[Start of MATERIAL PROVIDED]

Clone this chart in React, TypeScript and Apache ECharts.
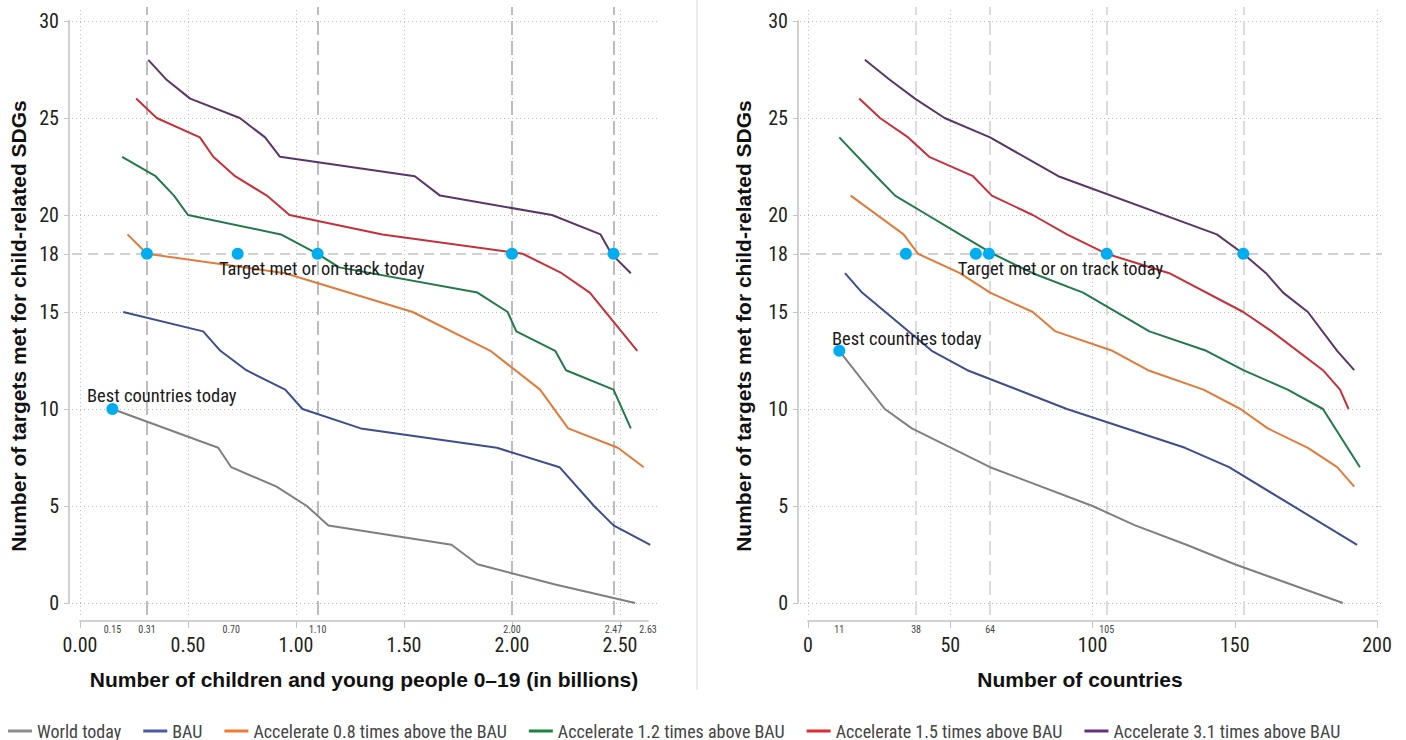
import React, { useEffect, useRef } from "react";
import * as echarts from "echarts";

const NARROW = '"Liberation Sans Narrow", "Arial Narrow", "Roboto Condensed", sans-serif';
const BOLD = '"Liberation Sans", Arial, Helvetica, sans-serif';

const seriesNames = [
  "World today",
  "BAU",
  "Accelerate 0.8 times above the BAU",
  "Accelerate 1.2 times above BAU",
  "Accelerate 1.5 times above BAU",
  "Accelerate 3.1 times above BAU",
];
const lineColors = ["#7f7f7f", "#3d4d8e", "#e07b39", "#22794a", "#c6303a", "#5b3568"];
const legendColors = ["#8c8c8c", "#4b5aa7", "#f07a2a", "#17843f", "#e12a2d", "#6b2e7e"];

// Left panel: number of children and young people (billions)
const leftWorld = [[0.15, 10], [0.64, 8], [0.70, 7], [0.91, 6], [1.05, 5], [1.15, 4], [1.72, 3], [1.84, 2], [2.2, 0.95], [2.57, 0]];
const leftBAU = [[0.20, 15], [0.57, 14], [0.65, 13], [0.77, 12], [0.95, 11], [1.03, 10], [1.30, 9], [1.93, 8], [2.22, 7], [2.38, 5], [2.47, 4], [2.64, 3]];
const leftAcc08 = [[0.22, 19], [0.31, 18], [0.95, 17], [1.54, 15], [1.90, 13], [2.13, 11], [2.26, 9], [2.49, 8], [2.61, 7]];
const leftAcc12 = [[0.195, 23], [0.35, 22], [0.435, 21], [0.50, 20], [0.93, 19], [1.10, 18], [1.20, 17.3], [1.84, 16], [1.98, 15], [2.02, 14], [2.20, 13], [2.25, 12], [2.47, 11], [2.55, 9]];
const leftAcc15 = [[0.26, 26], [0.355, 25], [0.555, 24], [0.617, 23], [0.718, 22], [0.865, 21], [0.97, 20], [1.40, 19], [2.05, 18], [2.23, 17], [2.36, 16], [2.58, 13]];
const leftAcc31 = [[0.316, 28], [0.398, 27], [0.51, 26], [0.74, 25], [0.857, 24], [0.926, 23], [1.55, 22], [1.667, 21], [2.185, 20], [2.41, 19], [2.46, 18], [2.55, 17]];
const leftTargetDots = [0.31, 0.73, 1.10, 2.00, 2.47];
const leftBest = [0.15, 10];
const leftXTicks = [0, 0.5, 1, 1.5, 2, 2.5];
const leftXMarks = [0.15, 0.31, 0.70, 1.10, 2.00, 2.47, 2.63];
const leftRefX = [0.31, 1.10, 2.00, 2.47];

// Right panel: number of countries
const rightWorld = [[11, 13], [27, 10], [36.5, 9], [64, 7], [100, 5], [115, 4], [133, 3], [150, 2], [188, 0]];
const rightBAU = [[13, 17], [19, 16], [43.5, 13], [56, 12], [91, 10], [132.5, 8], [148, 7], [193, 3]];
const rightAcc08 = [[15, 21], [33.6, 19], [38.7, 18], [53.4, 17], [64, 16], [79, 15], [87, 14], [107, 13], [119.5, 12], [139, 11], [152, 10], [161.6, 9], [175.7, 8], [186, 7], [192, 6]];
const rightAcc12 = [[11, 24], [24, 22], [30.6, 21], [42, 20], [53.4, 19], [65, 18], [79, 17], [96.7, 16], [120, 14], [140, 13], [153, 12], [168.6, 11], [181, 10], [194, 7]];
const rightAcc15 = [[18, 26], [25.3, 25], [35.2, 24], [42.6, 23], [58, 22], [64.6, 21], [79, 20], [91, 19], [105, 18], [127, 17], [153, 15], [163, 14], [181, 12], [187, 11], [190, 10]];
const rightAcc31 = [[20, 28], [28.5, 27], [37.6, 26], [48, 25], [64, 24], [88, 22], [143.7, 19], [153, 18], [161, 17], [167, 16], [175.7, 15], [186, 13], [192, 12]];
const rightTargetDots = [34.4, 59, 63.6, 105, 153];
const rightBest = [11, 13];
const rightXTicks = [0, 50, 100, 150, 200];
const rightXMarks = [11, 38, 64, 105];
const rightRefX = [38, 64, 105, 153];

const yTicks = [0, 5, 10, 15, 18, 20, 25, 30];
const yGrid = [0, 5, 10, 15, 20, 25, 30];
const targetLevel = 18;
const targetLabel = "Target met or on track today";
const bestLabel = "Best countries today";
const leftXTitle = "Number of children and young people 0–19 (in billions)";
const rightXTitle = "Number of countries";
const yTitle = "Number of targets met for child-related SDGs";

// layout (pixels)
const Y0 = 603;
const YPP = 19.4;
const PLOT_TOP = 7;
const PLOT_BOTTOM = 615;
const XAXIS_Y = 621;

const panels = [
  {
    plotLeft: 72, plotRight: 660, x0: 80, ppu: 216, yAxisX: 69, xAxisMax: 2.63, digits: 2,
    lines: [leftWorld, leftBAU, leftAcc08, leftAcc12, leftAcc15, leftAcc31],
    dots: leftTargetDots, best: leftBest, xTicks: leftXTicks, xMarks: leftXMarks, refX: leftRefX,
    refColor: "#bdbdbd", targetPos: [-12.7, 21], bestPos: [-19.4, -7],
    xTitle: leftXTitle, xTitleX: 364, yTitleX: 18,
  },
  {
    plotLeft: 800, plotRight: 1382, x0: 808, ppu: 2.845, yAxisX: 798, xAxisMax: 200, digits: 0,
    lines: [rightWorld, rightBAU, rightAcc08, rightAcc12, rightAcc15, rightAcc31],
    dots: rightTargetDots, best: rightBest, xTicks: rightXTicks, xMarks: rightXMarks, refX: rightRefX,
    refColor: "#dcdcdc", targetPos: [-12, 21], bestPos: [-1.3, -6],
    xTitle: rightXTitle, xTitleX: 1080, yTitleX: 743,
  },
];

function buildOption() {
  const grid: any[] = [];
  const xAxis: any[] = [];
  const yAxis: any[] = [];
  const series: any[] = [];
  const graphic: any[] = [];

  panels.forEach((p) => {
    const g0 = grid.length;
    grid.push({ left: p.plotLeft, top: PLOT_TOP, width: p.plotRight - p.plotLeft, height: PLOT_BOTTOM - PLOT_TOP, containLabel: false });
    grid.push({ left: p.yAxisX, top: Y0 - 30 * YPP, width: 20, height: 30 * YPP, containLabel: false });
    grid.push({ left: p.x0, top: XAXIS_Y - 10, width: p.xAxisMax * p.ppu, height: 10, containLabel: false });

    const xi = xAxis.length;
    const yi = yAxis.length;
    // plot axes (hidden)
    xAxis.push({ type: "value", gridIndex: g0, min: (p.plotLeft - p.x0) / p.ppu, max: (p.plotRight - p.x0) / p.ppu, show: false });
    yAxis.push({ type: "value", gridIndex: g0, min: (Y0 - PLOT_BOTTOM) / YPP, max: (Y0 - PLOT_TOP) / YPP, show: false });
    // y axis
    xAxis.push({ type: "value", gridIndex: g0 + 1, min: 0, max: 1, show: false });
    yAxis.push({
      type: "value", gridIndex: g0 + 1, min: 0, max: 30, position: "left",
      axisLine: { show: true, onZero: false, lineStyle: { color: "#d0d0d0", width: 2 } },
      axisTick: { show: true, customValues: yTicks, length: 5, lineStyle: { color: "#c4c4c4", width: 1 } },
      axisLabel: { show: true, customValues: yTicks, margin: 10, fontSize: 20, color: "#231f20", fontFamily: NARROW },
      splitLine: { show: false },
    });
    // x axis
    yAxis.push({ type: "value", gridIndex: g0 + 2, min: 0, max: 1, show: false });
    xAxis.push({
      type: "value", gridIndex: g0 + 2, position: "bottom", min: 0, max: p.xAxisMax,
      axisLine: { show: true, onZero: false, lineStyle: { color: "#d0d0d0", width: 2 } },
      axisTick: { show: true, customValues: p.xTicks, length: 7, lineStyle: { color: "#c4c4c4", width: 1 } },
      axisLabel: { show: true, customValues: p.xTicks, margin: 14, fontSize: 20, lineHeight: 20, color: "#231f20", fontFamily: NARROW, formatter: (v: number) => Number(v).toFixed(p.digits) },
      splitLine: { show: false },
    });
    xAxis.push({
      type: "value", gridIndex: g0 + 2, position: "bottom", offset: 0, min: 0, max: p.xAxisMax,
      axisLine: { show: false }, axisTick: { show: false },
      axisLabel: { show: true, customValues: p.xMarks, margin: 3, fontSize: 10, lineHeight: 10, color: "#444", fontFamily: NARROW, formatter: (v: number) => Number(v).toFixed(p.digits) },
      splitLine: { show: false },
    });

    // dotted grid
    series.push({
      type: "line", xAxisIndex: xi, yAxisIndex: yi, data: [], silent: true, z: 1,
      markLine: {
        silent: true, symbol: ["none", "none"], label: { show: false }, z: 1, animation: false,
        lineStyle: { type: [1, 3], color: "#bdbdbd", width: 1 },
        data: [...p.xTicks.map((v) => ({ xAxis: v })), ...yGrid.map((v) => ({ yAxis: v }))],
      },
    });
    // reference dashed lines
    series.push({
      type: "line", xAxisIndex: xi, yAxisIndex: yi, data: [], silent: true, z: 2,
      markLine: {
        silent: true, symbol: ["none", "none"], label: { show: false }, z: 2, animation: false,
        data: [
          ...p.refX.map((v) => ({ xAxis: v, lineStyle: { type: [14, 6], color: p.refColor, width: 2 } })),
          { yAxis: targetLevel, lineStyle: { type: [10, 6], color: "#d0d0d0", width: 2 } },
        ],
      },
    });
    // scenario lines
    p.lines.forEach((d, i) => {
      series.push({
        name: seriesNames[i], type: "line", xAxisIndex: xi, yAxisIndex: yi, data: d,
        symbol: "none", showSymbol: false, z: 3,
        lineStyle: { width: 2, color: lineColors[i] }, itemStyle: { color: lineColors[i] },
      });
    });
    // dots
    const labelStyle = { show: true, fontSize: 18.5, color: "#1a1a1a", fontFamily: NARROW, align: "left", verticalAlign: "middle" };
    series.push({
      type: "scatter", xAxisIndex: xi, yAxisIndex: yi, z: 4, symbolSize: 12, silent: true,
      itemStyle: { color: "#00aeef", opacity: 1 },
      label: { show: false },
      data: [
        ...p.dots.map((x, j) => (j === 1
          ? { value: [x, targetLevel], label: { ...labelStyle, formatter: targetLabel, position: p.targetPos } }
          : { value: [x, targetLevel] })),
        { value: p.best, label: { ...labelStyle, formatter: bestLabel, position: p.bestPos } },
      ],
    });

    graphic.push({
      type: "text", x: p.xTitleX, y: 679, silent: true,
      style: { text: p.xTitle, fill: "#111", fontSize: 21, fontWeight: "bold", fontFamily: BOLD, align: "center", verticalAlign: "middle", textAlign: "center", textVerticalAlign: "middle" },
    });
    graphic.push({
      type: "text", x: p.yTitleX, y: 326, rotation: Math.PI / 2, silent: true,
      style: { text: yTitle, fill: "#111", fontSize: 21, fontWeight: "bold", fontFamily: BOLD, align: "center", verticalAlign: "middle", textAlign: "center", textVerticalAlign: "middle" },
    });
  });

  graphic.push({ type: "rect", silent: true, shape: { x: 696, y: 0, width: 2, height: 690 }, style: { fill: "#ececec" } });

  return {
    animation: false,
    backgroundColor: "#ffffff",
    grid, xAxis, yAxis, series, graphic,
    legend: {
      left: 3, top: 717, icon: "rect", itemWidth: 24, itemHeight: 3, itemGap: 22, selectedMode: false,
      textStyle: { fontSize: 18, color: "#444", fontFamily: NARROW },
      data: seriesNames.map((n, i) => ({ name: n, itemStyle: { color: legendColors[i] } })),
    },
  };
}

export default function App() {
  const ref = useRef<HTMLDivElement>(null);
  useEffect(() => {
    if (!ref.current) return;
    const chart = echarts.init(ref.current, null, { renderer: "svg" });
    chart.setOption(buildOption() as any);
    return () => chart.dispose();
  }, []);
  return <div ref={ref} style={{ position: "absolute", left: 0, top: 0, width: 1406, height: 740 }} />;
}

[End of MATERIAL PROVIDED]

- [GIVEN PROBLEM]:
Print, exactly as written, the lines above from the first one to the one containing "const leftRefX = [0.31, 1.10, 2.00, 2.47];". Leave out pictures.

- [RESPONSE TO THE EXERCISE]:
Clone this chart in React, TypeScript and Apache ECharts.
import React, { useEffect, useRef } from "react";
import * as echarts from "echarts";

const NARROW = '"Liberation Sans Narrow", "Arial Narrow", "Roboto Condensed", sans-serif';
const BOLD = '"Liberation Sans", Arial, Helvetica, sans-serif';

const seriesNames = [
  "World today",
  "BAU",
  "Accelerate 0.8 times above the BAU",
  "Accelerate 1.2 times above BAU",
  "Accelerate 1.5 times above BAU",
  "Accelerate 3.1 times above BAU",
];
const lineColors = ["#7f7f7f", "#3d4d8e", "#e07b39", "#22794a", "#c6303a", "#5b3568"];
const legendColors = ["#8c8c8c", "#4b5aa7", "#f07a2a", "#17843f", "#e12a2d", "#6b2e7e"];

// Left panel: number of children and young people (billions)
const leftWorld = [[0.15, 10], [0.64, 8], [0.70, 7], [0.91, 6], [1.05, 5], [1.15, 4], [1.72, 3], [1.84, 2], [2.2, 0.95], [2.57, 0]];
const leftBAU = [[0.20, 15], [0.57, 14], [0.65, 13], [0.77, 12], [0.95, 11], [1.03, 10], [1.30, 9], [1.93, 8], [2.22, 7], [2.38, 5], [2.47, 4], [2.64, 3]];
const leftAcc08 = [[0.22, 19], [0.31, 18], [0.95, 17], [1.54, 15], [1.90, 13], [2.13, 11], [2.26, 9], [2.49, 8], [2.61, 7]];
const leftAcc12 = [[0.195, 23], [0.35, 22], [0.435, 21], [0.50, 20], [0.93, 19], [1.10, 18], [1.20, 17.3], [1.84, 16], [1.98, 15], [2.02, 14], [2.20, 13], [2.25, 12], [2.47, 11], [2.55, 9]];
const leftAcc15 = [[0.26, 26], [0.355, 25], [0.555, 24], [0.617, 23], [0.718, 22], [0.865, 21], [0.97, 20], [1.40, 19], [2.05, 18], [2.23, 17], [2.36, 16], [2.58, 13]];
const leftAcc31 = [[0.316, 28], [0.398, 27], [0.51, 26], [0.74, 25], [0.857, 24], [0.926, 23], [1.55, 22], [1.667, 21], [2.185, 20], [2.41, 19], [2.46, 18], [2.55, 17]];
const leftTargetDots = [0.31, 0.73, 1.10, 2.00, 2.47];
const leftBest = [0.15, 10];
const leftXTicks = [0, 0.5, 1, 1.5, 2, 2.5];
const leftXMarks = [0.15, 0.31, 0.70, 1.10, 2.00, 2.47, 2.63];
const leftRefX = [0.31, 1.10, 2.00, 2.47];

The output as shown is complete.